• _RECORDS SHOWN_:
## BEGIN
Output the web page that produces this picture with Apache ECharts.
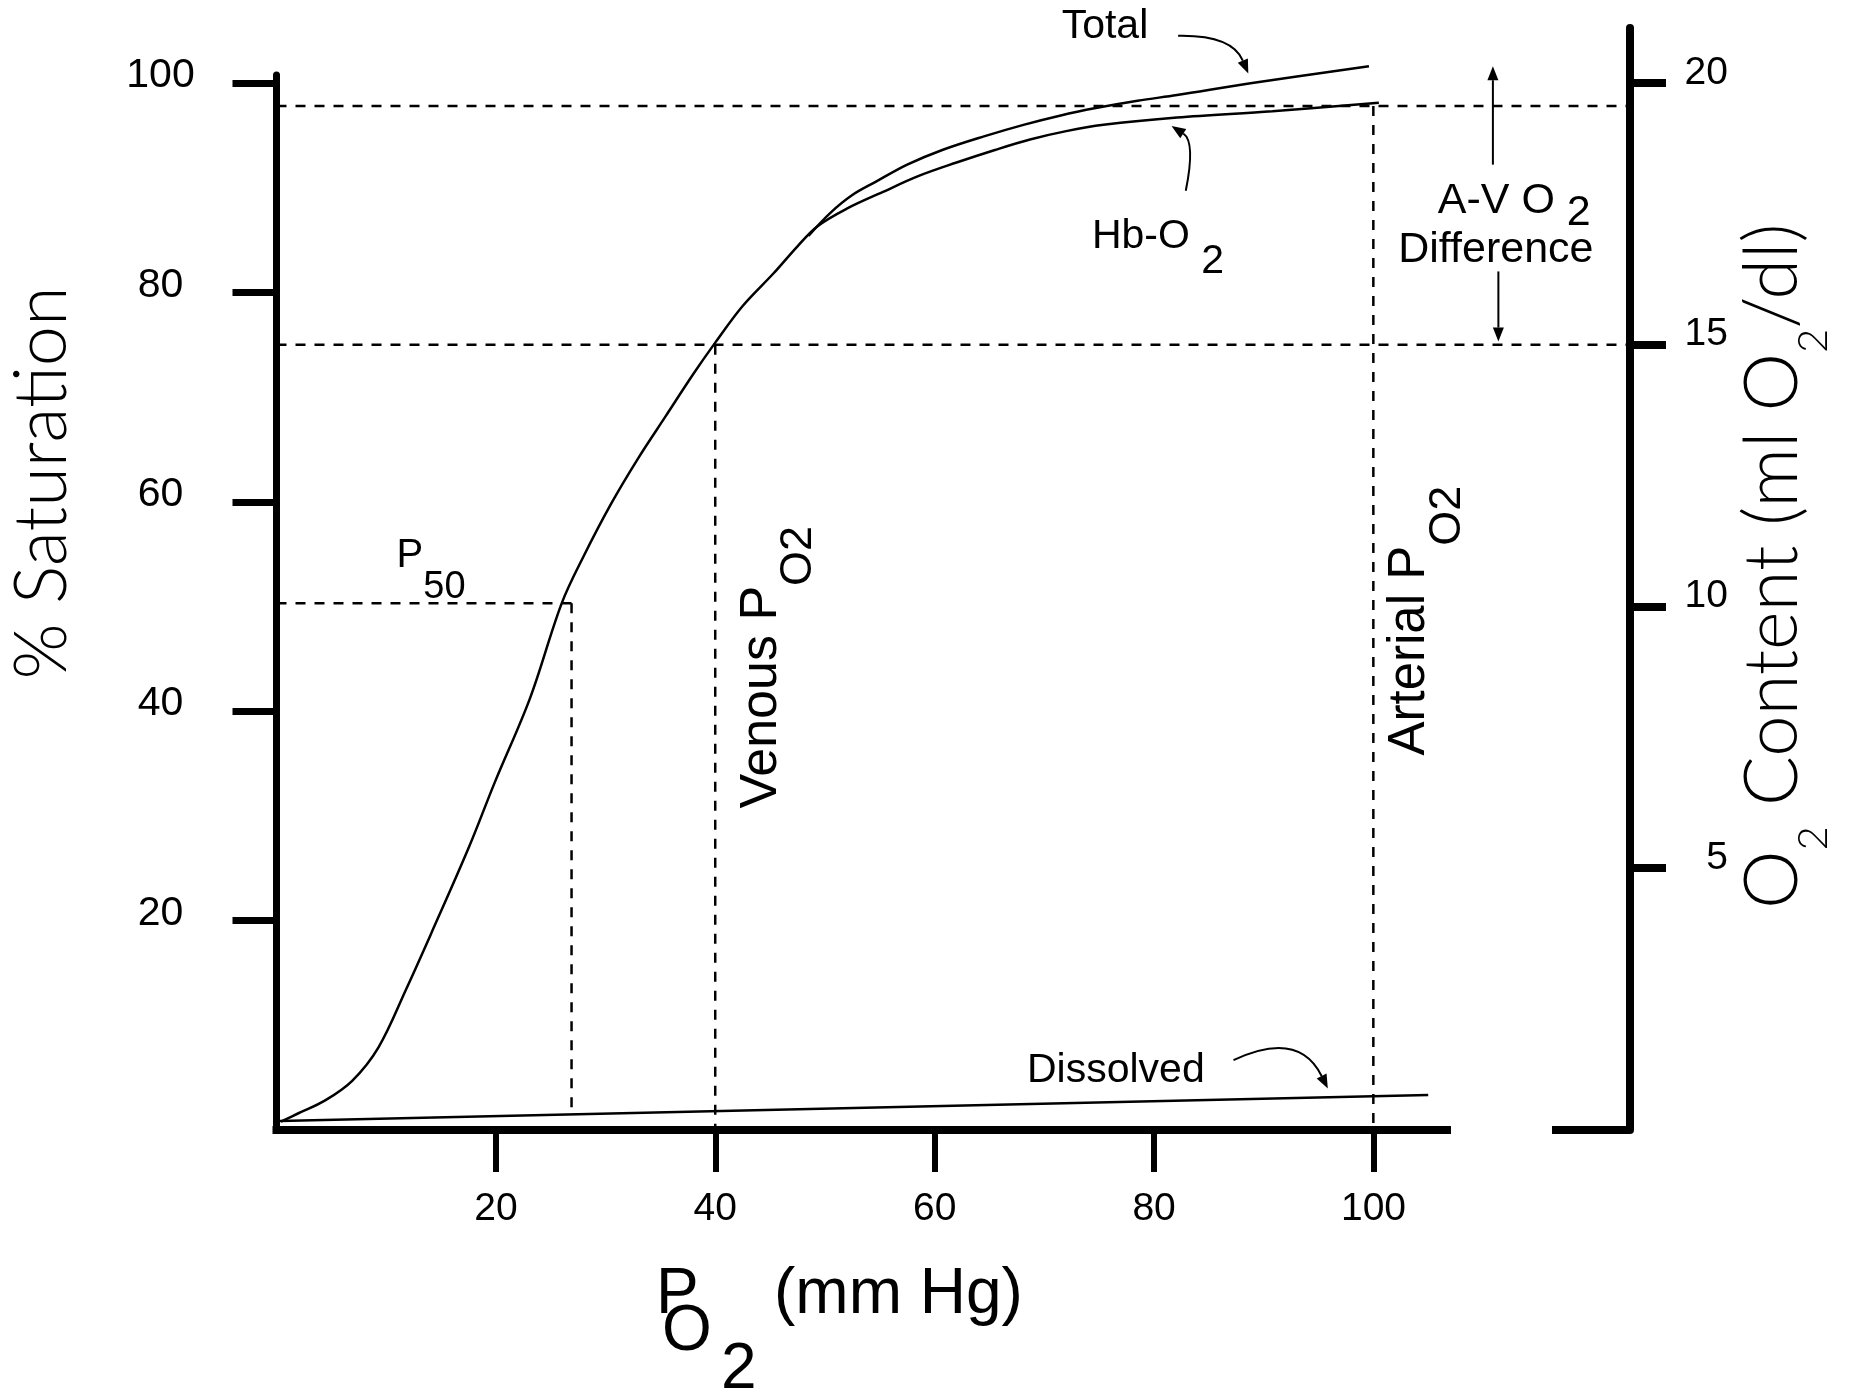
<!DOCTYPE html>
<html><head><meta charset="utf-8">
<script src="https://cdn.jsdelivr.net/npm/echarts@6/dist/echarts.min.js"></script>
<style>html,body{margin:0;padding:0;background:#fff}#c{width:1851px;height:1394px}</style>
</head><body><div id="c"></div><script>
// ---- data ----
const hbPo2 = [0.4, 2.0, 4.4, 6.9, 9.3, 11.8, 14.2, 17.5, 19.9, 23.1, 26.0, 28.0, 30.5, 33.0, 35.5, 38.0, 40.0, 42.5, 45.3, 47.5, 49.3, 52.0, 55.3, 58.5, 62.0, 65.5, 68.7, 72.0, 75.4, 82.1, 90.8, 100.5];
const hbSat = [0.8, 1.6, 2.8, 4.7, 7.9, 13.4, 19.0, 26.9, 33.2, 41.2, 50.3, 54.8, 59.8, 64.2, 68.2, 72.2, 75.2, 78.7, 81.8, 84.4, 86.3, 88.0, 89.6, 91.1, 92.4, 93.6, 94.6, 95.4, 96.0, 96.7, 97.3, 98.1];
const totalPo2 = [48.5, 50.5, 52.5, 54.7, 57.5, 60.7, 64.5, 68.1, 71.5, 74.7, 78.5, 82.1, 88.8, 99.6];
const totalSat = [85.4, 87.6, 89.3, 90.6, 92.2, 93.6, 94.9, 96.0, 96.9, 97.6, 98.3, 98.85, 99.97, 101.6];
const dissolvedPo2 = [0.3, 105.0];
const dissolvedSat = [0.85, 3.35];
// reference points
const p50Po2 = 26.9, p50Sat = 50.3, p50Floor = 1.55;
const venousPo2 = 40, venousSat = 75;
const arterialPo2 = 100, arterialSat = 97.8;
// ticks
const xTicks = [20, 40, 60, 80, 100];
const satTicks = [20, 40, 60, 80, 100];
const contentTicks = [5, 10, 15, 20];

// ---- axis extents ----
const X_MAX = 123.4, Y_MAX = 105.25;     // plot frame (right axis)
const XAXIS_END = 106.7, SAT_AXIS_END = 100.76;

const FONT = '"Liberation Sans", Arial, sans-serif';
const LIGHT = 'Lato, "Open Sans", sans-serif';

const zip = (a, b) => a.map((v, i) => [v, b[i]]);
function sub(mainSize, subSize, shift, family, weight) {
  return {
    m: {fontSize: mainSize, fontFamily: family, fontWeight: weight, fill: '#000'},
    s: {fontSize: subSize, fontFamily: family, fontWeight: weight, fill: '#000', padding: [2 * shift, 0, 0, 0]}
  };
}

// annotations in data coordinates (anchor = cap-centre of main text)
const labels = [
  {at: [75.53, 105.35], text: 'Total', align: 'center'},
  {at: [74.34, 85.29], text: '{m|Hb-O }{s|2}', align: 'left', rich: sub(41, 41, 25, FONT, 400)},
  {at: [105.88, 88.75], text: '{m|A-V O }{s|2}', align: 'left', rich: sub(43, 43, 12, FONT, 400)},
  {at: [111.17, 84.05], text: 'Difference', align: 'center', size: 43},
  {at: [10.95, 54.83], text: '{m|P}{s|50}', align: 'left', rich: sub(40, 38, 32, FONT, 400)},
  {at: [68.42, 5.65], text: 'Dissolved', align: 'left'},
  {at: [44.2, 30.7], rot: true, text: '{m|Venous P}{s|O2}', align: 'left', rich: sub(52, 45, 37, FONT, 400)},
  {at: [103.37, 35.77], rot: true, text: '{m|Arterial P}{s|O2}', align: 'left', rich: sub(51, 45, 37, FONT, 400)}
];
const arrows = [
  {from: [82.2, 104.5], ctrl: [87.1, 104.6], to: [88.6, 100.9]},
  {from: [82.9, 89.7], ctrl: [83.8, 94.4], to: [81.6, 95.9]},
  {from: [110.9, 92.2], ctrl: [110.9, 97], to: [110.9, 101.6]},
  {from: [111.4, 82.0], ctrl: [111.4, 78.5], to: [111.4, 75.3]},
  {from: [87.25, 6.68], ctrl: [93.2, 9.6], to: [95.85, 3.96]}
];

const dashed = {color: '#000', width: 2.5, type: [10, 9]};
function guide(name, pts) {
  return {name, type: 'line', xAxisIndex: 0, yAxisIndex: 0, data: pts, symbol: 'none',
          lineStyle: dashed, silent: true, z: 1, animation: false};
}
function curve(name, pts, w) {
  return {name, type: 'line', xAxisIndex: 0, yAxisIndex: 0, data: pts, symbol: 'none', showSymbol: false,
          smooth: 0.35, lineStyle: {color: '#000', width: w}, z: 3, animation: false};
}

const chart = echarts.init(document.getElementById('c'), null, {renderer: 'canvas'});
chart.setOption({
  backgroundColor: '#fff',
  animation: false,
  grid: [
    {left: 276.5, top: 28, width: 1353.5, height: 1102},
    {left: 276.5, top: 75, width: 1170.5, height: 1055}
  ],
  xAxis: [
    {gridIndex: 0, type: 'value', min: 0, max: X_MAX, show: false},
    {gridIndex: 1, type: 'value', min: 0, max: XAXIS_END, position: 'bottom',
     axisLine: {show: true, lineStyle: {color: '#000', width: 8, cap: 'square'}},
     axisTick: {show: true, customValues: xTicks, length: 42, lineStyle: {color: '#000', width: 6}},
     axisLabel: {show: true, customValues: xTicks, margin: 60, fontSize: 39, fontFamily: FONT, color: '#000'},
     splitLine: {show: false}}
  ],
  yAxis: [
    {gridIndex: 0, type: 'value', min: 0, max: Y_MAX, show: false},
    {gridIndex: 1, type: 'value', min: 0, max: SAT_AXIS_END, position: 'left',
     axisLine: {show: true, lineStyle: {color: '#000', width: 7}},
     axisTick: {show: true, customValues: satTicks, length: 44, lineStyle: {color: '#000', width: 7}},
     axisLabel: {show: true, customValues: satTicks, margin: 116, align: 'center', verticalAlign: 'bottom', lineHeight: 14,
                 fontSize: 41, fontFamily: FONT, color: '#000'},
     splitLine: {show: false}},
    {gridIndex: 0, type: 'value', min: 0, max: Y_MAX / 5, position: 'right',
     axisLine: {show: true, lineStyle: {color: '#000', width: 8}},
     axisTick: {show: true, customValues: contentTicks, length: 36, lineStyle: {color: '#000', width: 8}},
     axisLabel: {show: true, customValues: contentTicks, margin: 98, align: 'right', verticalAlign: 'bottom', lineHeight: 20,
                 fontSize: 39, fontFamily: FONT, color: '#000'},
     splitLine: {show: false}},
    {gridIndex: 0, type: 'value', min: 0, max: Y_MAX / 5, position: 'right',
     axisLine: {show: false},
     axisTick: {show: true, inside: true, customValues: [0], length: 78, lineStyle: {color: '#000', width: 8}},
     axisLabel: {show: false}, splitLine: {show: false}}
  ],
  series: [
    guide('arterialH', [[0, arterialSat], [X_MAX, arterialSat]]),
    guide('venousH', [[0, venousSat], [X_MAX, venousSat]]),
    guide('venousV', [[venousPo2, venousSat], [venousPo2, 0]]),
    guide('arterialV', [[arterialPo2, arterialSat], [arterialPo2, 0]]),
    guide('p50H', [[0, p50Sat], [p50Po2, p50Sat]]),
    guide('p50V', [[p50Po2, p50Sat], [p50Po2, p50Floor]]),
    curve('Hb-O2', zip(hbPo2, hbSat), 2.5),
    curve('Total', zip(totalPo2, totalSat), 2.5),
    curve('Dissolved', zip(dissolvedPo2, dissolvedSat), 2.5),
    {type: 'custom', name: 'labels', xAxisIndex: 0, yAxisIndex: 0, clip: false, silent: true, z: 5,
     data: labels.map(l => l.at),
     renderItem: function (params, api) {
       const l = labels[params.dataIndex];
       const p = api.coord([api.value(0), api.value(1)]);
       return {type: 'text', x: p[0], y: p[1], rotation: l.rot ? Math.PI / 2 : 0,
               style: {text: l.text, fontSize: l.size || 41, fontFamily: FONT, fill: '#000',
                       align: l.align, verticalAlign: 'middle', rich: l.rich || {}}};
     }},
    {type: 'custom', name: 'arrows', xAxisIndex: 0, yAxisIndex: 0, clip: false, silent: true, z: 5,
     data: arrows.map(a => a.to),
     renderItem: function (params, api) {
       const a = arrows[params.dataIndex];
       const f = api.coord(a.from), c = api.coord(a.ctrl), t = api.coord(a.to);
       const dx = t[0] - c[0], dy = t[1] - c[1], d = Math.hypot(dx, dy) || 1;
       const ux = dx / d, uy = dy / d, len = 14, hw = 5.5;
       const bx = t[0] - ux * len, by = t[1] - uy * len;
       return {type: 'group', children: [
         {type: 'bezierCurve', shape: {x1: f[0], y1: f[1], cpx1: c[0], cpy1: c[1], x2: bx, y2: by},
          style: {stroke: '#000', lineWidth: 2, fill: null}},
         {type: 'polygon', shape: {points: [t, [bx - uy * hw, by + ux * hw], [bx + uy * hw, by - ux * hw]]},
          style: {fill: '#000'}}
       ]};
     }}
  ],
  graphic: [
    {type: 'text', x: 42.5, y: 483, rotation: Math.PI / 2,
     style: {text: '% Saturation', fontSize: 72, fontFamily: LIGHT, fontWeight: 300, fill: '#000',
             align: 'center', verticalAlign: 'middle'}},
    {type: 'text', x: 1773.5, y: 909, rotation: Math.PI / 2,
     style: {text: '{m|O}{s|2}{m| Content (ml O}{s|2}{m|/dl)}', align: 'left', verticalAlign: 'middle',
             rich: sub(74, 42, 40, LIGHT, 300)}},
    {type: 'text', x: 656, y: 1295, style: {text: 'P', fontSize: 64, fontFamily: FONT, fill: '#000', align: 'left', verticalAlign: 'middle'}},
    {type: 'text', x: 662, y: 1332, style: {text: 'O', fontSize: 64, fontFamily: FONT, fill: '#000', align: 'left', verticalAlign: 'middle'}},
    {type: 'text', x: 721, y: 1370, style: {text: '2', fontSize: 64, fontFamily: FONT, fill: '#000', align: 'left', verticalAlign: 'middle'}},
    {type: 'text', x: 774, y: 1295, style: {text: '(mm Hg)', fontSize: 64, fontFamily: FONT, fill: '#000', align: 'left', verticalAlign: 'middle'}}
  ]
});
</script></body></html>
## END
## BEGIN
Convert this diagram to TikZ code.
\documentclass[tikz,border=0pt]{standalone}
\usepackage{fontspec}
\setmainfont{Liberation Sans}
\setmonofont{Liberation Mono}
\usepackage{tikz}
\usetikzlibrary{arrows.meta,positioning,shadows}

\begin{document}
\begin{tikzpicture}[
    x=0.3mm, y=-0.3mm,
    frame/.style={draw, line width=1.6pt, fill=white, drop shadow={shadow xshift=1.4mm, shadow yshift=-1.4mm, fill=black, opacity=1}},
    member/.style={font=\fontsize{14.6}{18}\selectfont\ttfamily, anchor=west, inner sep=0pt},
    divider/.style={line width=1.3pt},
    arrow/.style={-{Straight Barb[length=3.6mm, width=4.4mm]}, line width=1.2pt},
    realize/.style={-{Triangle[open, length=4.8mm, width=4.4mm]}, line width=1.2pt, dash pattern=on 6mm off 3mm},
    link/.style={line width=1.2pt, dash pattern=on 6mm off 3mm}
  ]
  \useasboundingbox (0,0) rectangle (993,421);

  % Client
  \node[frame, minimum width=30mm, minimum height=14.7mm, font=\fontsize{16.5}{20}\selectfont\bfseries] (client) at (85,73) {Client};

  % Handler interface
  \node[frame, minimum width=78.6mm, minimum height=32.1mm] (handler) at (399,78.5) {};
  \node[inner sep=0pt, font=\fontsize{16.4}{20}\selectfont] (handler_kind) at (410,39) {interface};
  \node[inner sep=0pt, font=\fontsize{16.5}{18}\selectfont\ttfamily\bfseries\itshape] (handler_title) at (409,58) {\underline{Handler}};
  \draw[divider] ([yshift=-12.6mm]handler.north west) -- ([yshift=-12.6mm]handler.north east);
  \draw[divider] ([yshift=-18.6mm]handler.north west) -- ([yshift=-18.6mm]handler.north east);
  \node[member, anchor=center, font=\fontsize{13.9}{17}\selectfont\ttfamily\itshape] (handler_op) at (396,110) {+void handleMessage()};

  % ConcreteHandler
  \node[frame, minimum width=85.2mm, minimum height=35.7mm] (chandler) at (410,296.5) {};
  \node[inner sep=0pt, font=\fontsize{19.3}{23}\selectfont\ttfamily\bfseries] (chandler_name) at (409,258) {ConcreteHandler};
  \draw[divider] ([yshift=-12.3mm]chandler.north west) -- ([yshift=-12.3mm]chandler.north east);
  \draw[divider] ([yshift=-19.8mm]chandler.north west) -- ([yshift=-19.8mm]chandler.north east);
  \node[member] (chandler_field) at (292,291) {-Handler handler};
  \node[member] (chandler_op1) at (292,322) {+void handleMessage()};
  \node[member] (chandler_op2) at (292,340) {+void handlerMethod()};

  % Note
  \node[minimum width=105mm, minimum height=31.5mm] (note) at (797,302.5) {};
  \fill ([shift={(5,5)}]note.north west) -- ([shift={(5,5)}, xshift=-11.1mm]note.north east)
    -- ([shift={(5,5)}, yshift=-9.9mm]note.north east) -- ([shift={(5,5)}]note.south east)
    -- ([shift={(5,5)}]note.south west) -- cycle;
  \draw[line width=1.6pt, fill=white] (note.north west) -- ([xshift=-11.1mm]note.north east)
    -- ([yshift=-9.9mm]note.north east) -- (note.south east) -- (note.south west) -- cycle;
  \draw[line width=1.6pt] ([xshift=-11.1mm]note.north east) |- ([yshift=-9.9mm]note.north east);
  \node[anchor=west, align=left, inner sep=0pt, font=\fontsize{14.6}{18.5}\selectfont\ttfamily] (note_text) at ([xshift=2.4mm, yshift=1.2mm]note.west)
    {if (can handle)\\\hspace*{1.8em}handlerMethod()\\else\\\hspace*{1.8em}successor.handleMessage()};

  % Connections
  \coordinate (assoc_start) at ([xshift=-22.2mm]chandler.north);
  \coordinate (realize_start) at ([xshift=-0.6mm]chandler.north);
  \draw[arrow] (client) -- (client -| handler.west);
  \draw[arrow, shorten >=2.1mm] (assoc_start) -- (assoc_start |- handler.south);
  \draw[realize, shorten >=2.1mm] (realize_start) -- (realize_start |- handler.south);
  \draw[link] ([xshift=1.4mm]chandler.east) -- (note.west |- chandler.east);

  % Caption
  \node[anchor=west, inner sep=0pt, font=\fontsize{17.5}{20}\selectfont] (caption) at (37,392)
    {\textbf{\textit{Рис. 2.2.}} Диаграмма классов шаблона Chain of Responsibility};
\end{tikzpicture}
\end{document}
## END
• _WHAT THE TASK REQUIRES_: Pictures should be left out. Retype only the run of lines from the line containing "Output the web" to the line containing "const XAXIS_END = 106.7, SAT_AXIS_END", inclusive.

• _WRITTEN RESPONSE_:
Output the web page that produces this picture with Apache ECharts.
<!DOCTYPE html>
<html><head><meta charset="utf-8">
<script src="https://cdn.jsdelivr.net/npm/echarts@6/dist/echarts.min.js"></script>
<style>html,body{margin:0;padding:0;background:#fff}#c{width:1851px;height:1394px}</style>
</head><body><div id="c"></div><script>
// ---- data ----
const hbPo2 = [0.4, 2.0, 4.4, 6.9, 9.3, 11.8, 14.2, 17.5, 19.9, 23.1, 26.0, 28.0, 30.5, 33.0, 35.5, 38.0, 40.0, 42.5, 45.3, 47.5, 49.3, 52.0, 55.3, 58.5, 62.0, 65.5, 68.7, 72.0, 75.4, 82.1, 90.8, 100.5];
const hbSat = [0.8, 1.6, 2.8, 4.7, 7.9, 13.4, 19.0, 26.9, 33.2, 41.2, 50.3, 54.8, 59.8, 64.2, 68.2, 72.2, 75.2, 78.7, 81.8, 84.4, 86.3, 88.0, 89.6, 91.1, 92.4, 93.6, 94.6, 95.4, 96.0, 96.7, 97.3, 98.1];
const totalPo2 = [48.5, 50.5, 52.5, 54.7, 57.5, 60.7, 64.5, 68.1, 71.5, 74.7, 78.5, 82.1, 88.8, 99.6];
const totalSat = [85.4, 87.6, 89.3, 90.6, 92.2, 93.6, 94.9, 96.0, 96.9, 97.6, 98.3, 98.85, 99.97, 101.6];
const dissolvedPo2 = [0.3, 105.0];
const dissolvedSat = [0.85, 3.35];
// reference points
const p50Po2 = 26.9, p50Sat = 50.3, p50Floor = 1.55;
const venousPo2 = 40, venousSat = 75;
const arterialPo2 = 100, arterialSat = 97.8;
// ticks
const xTicks = [20, 40, 60, 80, 100];
const satTicks = [20, 40, 60, 80, 100];
const contentTicks = [5, 10, 15, 20];

// ---- axis extents ----
const X_MAX = 123.4, Y_MAX = 105.25;     // plot frame (right axis)
const XAXIS_END = 106.7, SAT_AXIS_END = 100.76;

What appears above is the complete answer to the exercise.